In the same light neural networks were at some point more or less thought as a general black-box for learning. You show the computer some images and some labels and the neural network learns how to label new images by adjusting weights and filters on the input representations. This weight and filter system has some analogy to how networks of neurons work together, hence the name. They were also used together with 2D templates to learn to detect things like digits or faces and they were successful. Unfortunately there was the problem of scaling to more general neural network architectures with more layers. This required adjusting an enormous amount of parameters that computers were just not able to handle at the time. Machine learning theorists also came up with very solid theory for other alternatives to neural networks like max-margin classifiers and kernels that had better theoretical grounds and comparable performance than the neural networks of the time. And soon people largely stopped using neural networks to attempt computer vision problems and even problems in other fields. This recent revival and interest in neural networks in computer vision is due to recent key successes in training deep neural network architectures that have shown superior performance on several important vision tasks. Today's computers combined with large amounts of data and clever new techniques have all made this possible.

Our paper on entry-level categories doesn't fall in any of the above two categories but instead insists on yet a new focus on vision which is that of finding clever representations of what we should be learning about our visual world. Solving computer vision is not just about translating pixel content into labels but rather about building a higher representation model of the visual world that we can eventually apply to specific instances of this visual world. We have advocated for some time that we can augment this visual world model using knowledge collected from text and studying how people describe images using natural language.

I will take the almost impossible task of using my last paragraph to highlight Australia as a destination.

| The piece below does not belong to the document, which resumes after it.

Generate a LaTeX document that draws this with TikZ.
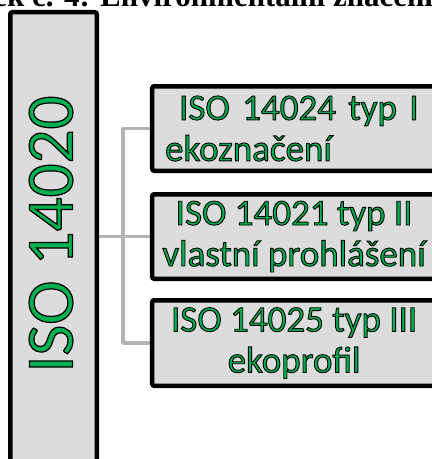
\documentclass[tikz,border=0pt]{standalone}
\usepackage{fontspec}
\newfontfamily\carl{Carlito}
\newfontfamily\capf{Liberation Serif}
\definecolor{boxfill}{HTML}{DCDCDC}
\definecolor{connc}{HTML}{B4B4B4}
\pgfdeclarelayer{bg}
\pgfsetlayers{bg,main}
% green fill, black outline text (PDF text render mode 2)
\newcommand\greenoutl[1]{\special{pdf:literal direct 0 0.69 0.314 rg 0 0 0 RG #1 w 2 Tr}}
\tikzset{
  box/.style={draw=black, fill=boxfill, line width=4.5pt, rounded corners=2pt, inner sep=0pt},
  outl/.style={execute at begin node={\greenoutl{#1}}},
  itemtext/.style={font=\carl\fontsize{37}{41}\selectfont, outl=0.9},
  conn/.style={draw=connc, line width=3.5pt},
}
\begin{document}
\begin{tikzpicture}[x=1pt,y=-1pt]
\useasboundingbox (0,0) rectangle (432,459);
\clip (0,0) rectangle (432,459);
% caption (cut off at top)
\node[anchor=base west, inner sep=0pt, font=\capf\bfseries\fontsize{31}{36}\selectfont] (cap) at (100,6) {\llap{Obrázek č. 4: }Environmentální značení};
% left box
\node[box, minimum width=86.5pt, minimum height=467.75pt] (L) at (53.5,246.1) {};
\node[rotate=90, inner sep=0pt, font=\carl\fontsize{67}{80}\selectfont, outl=1.2] (Lt) at (51,234) {ISO 14020};
% right boxes
\node[box, minimum width=283.75pt, minimum height=84.5pt, align=left, text width=258pt, inner xsep=12.75pt, itemtext] (b1) at (294.1,128.5) {\hspace*{14pt}ISO 14024 typ I\\ekoznačení};
\node[box, minimum width=283.75pt, minimum height=84.5pt, align=center, itemtext] (b2) at (294.1,236.5) {ISO 14021 typ II\\vlastní prohlášení};
\node[box, minimum width=283.75pt, minimum height=85.5pt, align=center, itemtext] (b3) at (294.1,343) {ISO 14025 typ III\\ekoprofil};
\coordinate (j) at (123,237);
\begin{pgfonlayer}{bg}
\draw[conn] (L.east |- b2.west) -- (b2.west);
\draw[conn, line join=round] (b1.west) -- (j |- b1.west) -- (j |- b3.west) -- (b3.west);
\end{pgfonlayer}
\end{tikzpicture}
\end{document}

It is an awesome place! Being a huge island, the fauna of Australia is just so different than everywhere else that it feels the closest to a totally different planet. I can only imagine how was the first encounter of non-aborigins of the island with those animals. The kangaroos are like a portrayal of deers taken from a very creative sci-fi movie except they are real. The koalas also have no parallels. The wombats and tasmanian devils are also something to be set apart from the rest of the fauna. I also had a chance to visit Cairns and the The Great Reef Barrier and while this is an awesome view of the underwater fauna I have to say that I enjoyed the above ground fauna the most.